A forebearer of today’s modern Afro/world-beat jazz gets a second spin with the rerelease of two ’70s-vintage platters by Oneness of Juju. The brainchild of activist-musician J. Plunky Branch, Juju produced music infused with the politics of the moment as well as thematic and musical elements that persist in today’s jazz hybrids-on both the hip-hop and organic world-beat sides. The earlier of the two reissues, African Rhythms (Strut), is a funky, hard-bopping trip, with deep bass, hopping sax and splashy, prickly guitar layered across African percussive foundations. The album’s title track sets the stage with its party talk and irresistible call, “African rhythms will make you dance/African rhythms will make you clap your hands.” Political messages weave through the ringing, hopping phrases of “Kazi” and dancing congas of “Liberation Dues.” Gospel-trained vocalist Jackie Holoman-Lewis soars over restless, knuckling rhythms and raging horns as she sings of truth and freedom on “Don’t Give Up.” This souped-up arrangement was clear inspiration for soulful pop outfits like the Doobie Brothers as well as future jazz denizens. From the traditional, harmony-laden “Chants,” layered over jumping tribal rhythms, to the bebop horns and swinging piano of “Mashariki,” Juju holds its strong Afro-centric core in powerful settings.
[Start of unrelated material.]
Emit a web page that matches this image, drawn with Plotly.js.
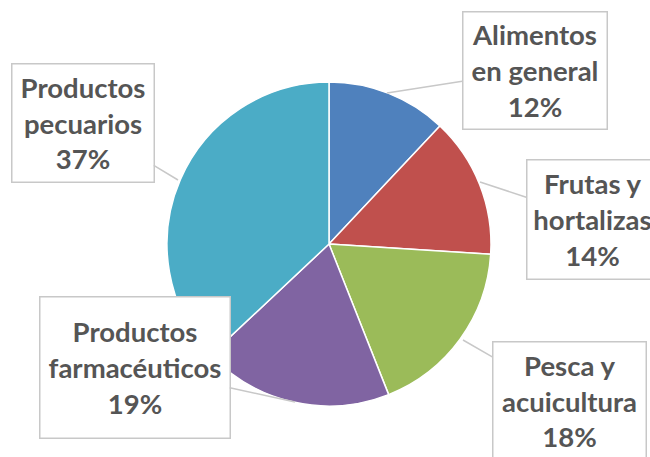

The second Juju reissue, Space Jungle Luv (Strut), sheds some of the hard-shell exterior in favor of a more mystical, spiritual approach. The funky rhythm section and Afro-beat percussion remains, but there’s a softer approach as the band experiments with “spacey” tones and echo effects. This lighter take means more gentle guitar work on pieces like “River Luv Rite” (with a light strum and percolating rhythm echoed by Paul Simon’s Graceland years later) as well as universal, hopeful messages in the “come together and learn how to love” vein. This collection also showcases Holoman-Lewis’ stirring vocals-utilized to particular effect in the Fifth Dimension-style soul harmonies of “Soul Love Now” and ethereal lines of “Follow Me,” in contrast to a striking big horn vibe. Even in this more mystic-tinged collection, there are many threads of influence-from the quick-hit guitar and old-soul horn bustle of “The Connection” and seashore swell of “Love’s Messenger” to the quasifuturistic melodrama of “Space Jungle Funk,” which dabbles in the squishy keyboard effects still in use today.